Pancakes: not just for Pancake Day

Ok, so we’re jumping on the Great Pancake Bandwagon today. One day of pancake-mania where you’d swear you couldn’t get a pancake the rest of the year.
They’re actually a Saturday breakfast staple in the Kane household, where all three of our munchkins line up along the breakfast bar, patiently waiting their turn. At the ages of 3, 2 and 1, you’ll get patience isn’t generally a virtue, which shows how quick this recipe really is.

The recipe I’ve always used is Delia Smith’s, from the still inimitable Complete Cookery Course. (30 years old it may be, but if you want to know how to make good mashed spuds, or what a roux is, there’s still no-one does it better.)
The difference between Delia’s method and most others is the lack of standing time required – there’s none. The ingredients take about 3 mins to weigh, measure and mix, and you’ve the first one coming from the pan 2 minutes later.
For 8-10 pancakes, you’ll need:

  • 4 oz (100g) plain flour
  • 2 large eggs
  • 7 oz (200ml) milk mixed with 3 oz (75 ml) water (the secret to the instant batter bit).

Now get your pan on the hob while you’re making the batter – standard frying pan on about 75% heat. To make the batter, it’s as easy as 1-2-3:

  1. Put the flour in a large mixing bowl and make a well in the middle.
  2. Break the eggs and put them in the well.
  3. Start mixing with a hand-whisk whilst slowly adding the milk/water to create a smooth batter.

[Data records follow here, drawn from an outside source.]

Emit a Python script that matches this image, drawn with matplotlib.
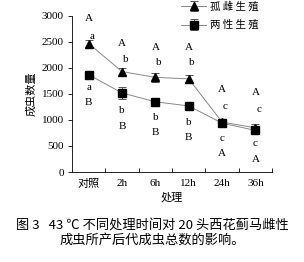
import matplotlib
matplotlib.use('Agg')
import matplotlib.pyplot as plt
import numpy as np

plt.rcParams['font.family'] = ['Liberation Serif', 'Noto Sans CJK SC']
plt.rcParams['axes.unicode_minus'] = False

# data
categories = ['对照', '2h', '6h', '12h', '24h', '36h']
parthenogenesis = [2470, 1930, 1820, 1790, 960, 850]
parthenogenesis_err = [60, 70, 80, 80, 60, 70]
bisexual = [1870, 1520, 1350, 1270, 940, 800]
bisexual_err = [70, 110, 80, 70, 70, 60]

# significance letters above triangles (upper, lower) and below squares (upper, lower)
above_upper = ['A', 'A', 'A', 'A', 'A', 'A']
above_lower = ['a', 'b', 'b', 'b', 'c', 'c']
below_upper = ['a', 'b', 'b', 'b', 'c', 'c']
below_lower = ['B', 'B', 'B', 'B', 'A', 'A']
above_upper_y = [2950, 2480, 2400, 2400, 1580, 1520]
above_lower_y = [2600, 2170, 2115, 2115, 1250, 1210]
below_upper_y = [1620, 1190, 1040, 950, 635, 540]
below_lower_y = [1330, 880, 750, 660, 350, 250]

fig = plt.figure(figsize=(3.04, 2.62), dpi=100)
ax = fig.add_axes([0.237, 0.3435, 0.658, 0.5955])

x = np.arange(len(categories))
ax.errorbar(x, parthenogenesis, yerr=parthenogenesis_err, color='#888888', lw=0.7,
            marker='^', ms=6, mfc='black', mec='black', ecolor='#555555',
            elinewidth=0.7, capsize=3, capthick=0.7, label='孤 雌 生 殖')
ax.errorbar(x, bisexual, yerr=bisexual_err, color='#888888', lw=0.7,
            marker='s', ms=6, mfc='black', mec='black', ecolor='#555555',
            elinewidth=0.7, capsize=3, capthick=0.7, label='两 性 生 殖')

for i in x:
    ax.text(i, above_upper_y[i], above_upper[i], ha='center', va='center', fontsize=8)
    ax.text(i + 0.1, above_lower_y[i], above_lower[i], ha='center', va='center', fontsize=8)
    ax.text(i, below_upper_y[i], below_upper[i], ha='center', va='center', fontsize=8)
    ax.text(i, below_lower_y[i], below_lower[i], ha='center', va='center', fontsize=8)

ax.set_xlim(-0.5, 5.5)
ax.set_ylim(0, 3000)
ax.set_yticks(np.arange(0, 3001, 500))
ax.set_xticks(np.arange(0.5, 5.6, 1))
ax.set_xticklabels([])
ax.set_xticks(x, minor=True)
ax.set_xticklabels(categories, minor=True, family=['Liberation Serif', 'Noto Sans CJK SC'])
ax.tick_params(axis='x', which='major', direction='in', length=3, width=0.6)
ax.tick_params(axis='x', which='minor', length=0, labelsize=8, pad=5)
ax.tick_params(axis='y', direction='out', length=3, width=0.6, labelsize=8, pad=3)
for s in ['top', 'right']:
    ax.spines[s].set_visible(False)
for s in ['left', 'bottom']:
    ax.spines[s].set_linewidth(0.6)

ax.set_ylabel('成虫数量', fontsize=8, family='Noto Sans CJK SC', labelpad=4)
ax.set_xlabel('处理', fontsize=8, family='Noto Sans CJK SC', labelpad=2)

ax.legend(loc='upper right', bbox_to_anchor=(0.96, 1.13), frameon=False,
          prop={'family': 'Noto Sans CJK SC', 'size': 7.5}, borderpad=0,
          handlelength=2.4, handletextpad=0.4, labelspacing=0.8)

fig.text(0.5, 0.14, '图 3   43 ℃ 不同处理时间对 20 头西花蓟马雌性',
         ha='center', va='center', fontsize=9.5,
         family=['Noto Sans CJK SC', 'DejaVu Sans'])
fig.text(0.5, 0.083, '成虫所产后代成虫总数的影响。',
         ha='center', va='center', fontsize=9.5, family='Noto Sans CJK SC')

fig.savefig('out.png', dpi=100)
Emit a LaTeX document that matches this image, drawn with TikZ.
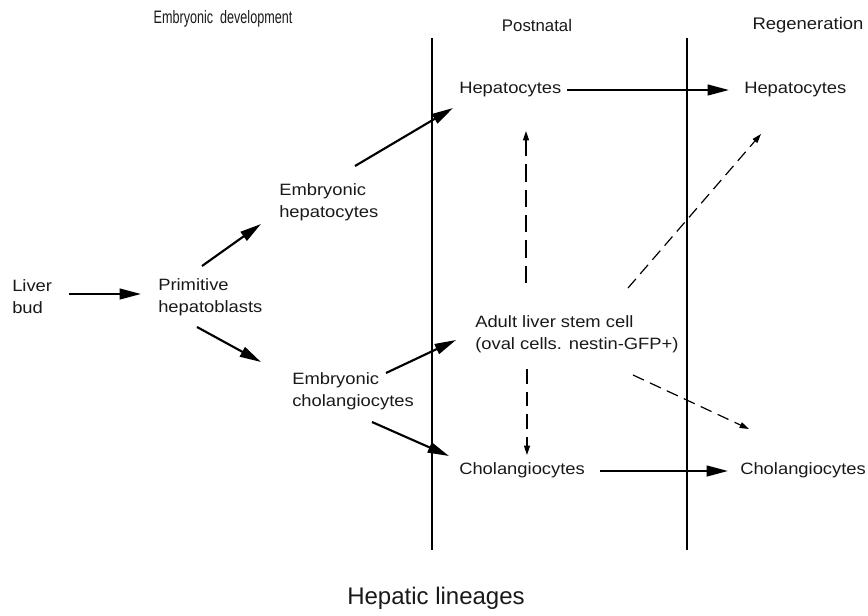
\documentclass[tikz,border=0pt]{standalone}
\usepackage{fontspec}
\setmainfont{Liberation Sans}
\newfontfamily\bodyf[FakeStretch=1.12]{Liberation Sans}
\newfontfamily\headf[FakeStretch=0.7]{Liberation Sans}
\newfontfamily\regf[FakeStretch=1.1]{Liberation Sans}
\usetikzlibrary{arrows.meta,calc}
\begin{document}
\begin{tikzpicture}[x=0.75pt,y=-0.75pt,
  lbl/.style={inner sep=0pt,anchor=west,align=left,font=\bodyf\fontsize{12.3}{16.5}\selectfont,text=black!90},
  head/.style={inner sep=0pt,font=\fontsize{12.6}{14}\selectfont,text=black!90},
  arr/.style={line width=1.6pt,-{Triangle[length=16pt,width=8pt]}},
  darr/.style={line width=0.9pt,dash pattern=on 9pt off 5pt,-{Triangle[length=7pt,width=4.5pt]}},
  divider/.style={line width=1.1pt}]
\useasboundingbox (0,0) rectangle (868,615);
% headers
\node[head,font=\headf\fontsize{13.5}{15}\selectfont] (hemb) at (223,19) {Embryonic\ \ development};
\node[head] (hpost) at (537,25) {Postnatal};
\node[head,font=\regf\fontsize{12.6}{14}\selectfont] (hreg) at (808,25) {Regeneration};
% dividers
\coordinate (l1t) at (432,38); \coordinate (l1b) at (432,550);
\coordinate (l2t) at (687,38); \coordinate (l2b) at (687,550);
\draw[divider] (l1t) -- (l1b);
\draw[divider] (l2t) -- (l2b);
% nodes
\node[lbl] (liver) at (12,297) {Liver\\bud};
\node[lbl] (prim) at (158,297) {Primitive\\hepatoblasts};
\node[lbl] (ehep) at (279,202) {Embryonic\\hepatocytes};
\node[lbl] (echol) at (292,391) {Embryonic\\cholangiocytes};
\node[lbl] (hep1) at (459,90) {Hepatocytes};
\node[lbl] (hep2) at (744,90) {Hepatocytes};
\node[lbl] (stem) at (475,334) {Adult liver stem cell\\(oval cells. nestin-GFP+)};
\node[lbl] (chol1) at (459,470) {Cholangiocytes};
\node[lbl] (chol2) at (740,470) {Cholangiocytes};
\node[inner sep=0pt,font=\fontsize{18}{20}\selectfont,text=black!90] (title) at (436,598) {Hepatic lineages};
% arrow end points
\coordinate (a1s) at (69,294);  \coordinate (a1e) at (141,294);
\coordinate (a2s) at (202,266); \coordinate (a2e) at (261,224);
\coordinate (a3s) at (197,327); \coordinate (a3e) at (261,362);
\coordinate (a4s) at (355,166); \coordinate (a4e) at (453,108);
\coordinate (a5s) at (386,373); \coordinate (a5e) at (456,340);
\coordinate (a6s) at (372,422); \coordinate (a6e) at (449,456);
\coordinate (a7s) at (567,90);  \coordinate (a7e) at (729,90);
\coordinate (a8s) at (600,471); \coordinate (a8e) at (728,471);
\coordinate (d1s) at (526,283); \coordinate (d1e) at (526,131);
\coordinate (d2s) at (527,369); \coordinate (d2e) at (527,455);
\coordinate (d3s) at (628,288); \coordinate (d3e) at (761,134);
\coordinate (d4s) at (633,375); \coordinate (d4e) at (749,429);
% solid arrows
\draw[arr] (a1s) -- (a1e);
\draw[arr] (a2s) -- (a2e);
\draw[arr] (a3s) -- (a3e);
\draw[arr] (a4s) -- (a4e);
\draw[arr] (a5s) -- (a5e);
\draw[arr] (a6s) -- (a6e);
\draw[arr] (a7s) -- (a7e);
\draw[arr] (a8s) -- (a8e);
% dashed arrows
\draw[darr,dash pattern=on 13pt off 6pt] (d1s) -- (d1e);
\draw[darr,dash pattern=on 11pt off 6pt] (d2s) -- (d2e);
\draw[darr] (d3s) -- (d3e);
\draw[darr] (d4s) -- (d4e);
\end{tikzpicture}
\end{document}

By now your pan has heated. Throw a knob of butter in and swirl it to coat the bottom of the pan, and ladle in enough batter again to cover the bottom. Now wait about 30 seconds, then start agitating the pan – just gently sliding back and forward on the hob to loosen up the pancake. If it sticks, give it a hand with a spatula just to loosen.
Now don’t panic on the flipping! It’s a matter of trial and error to get the technique but (a) if you mess it up you’ll often be able to recover the pancake, and (b) your kids will think you’re great when you master it. It’s all in the wrist, a quick sharp flip of the pan, ensuring you get a bit of spin to the pancake. If it’s cooked properly on one side (about a minute on the pan), it should hold it’s shape while flipping over and landing cooked side up.
Now whilst taking the plaudits from your admiring public, wait 30 more seconds for the underside to cook, tip it onto a plate, and get coating or filling. For breakfast we drizzle on Lyle’s Golden Syrup (they do a pouring version now, as well as a gorgeous maple-flavoured one) before rolling up and cutting into bite-size pieces. Alternatively you could go with the classic sprinkling of sugar and lemon, or maybe a drizzle of honey. The fact is pancakes are SO adaptable you can add whatever takes your fancy.
If filling, try fresh fruit, or for a dessert, ice-cream, fruit, honeycomb, chocolate, marshmallows, crumbled meringue… ohhh! (Sorry, I’ve actually just drooled on my keyboard now.)
Now I’m afraid even I can’t advocate a wine match for breakfast pancakes, but if you’re doing the dessert version in an evening I haven’t tasted a better match than our Keith Tulloch Botrytis Semillon. It’s not lusciously sweet like many great dessert wines, so retains an element of savouriness, and just oozes butterscotch and honey to compliment the sweet filling suggestions listed above.
So, apologies for jumping on the pancake bandwagon, but do remember, unlike sprouts at Christmas, pancakes really shouldn’t just be for Pancake Day.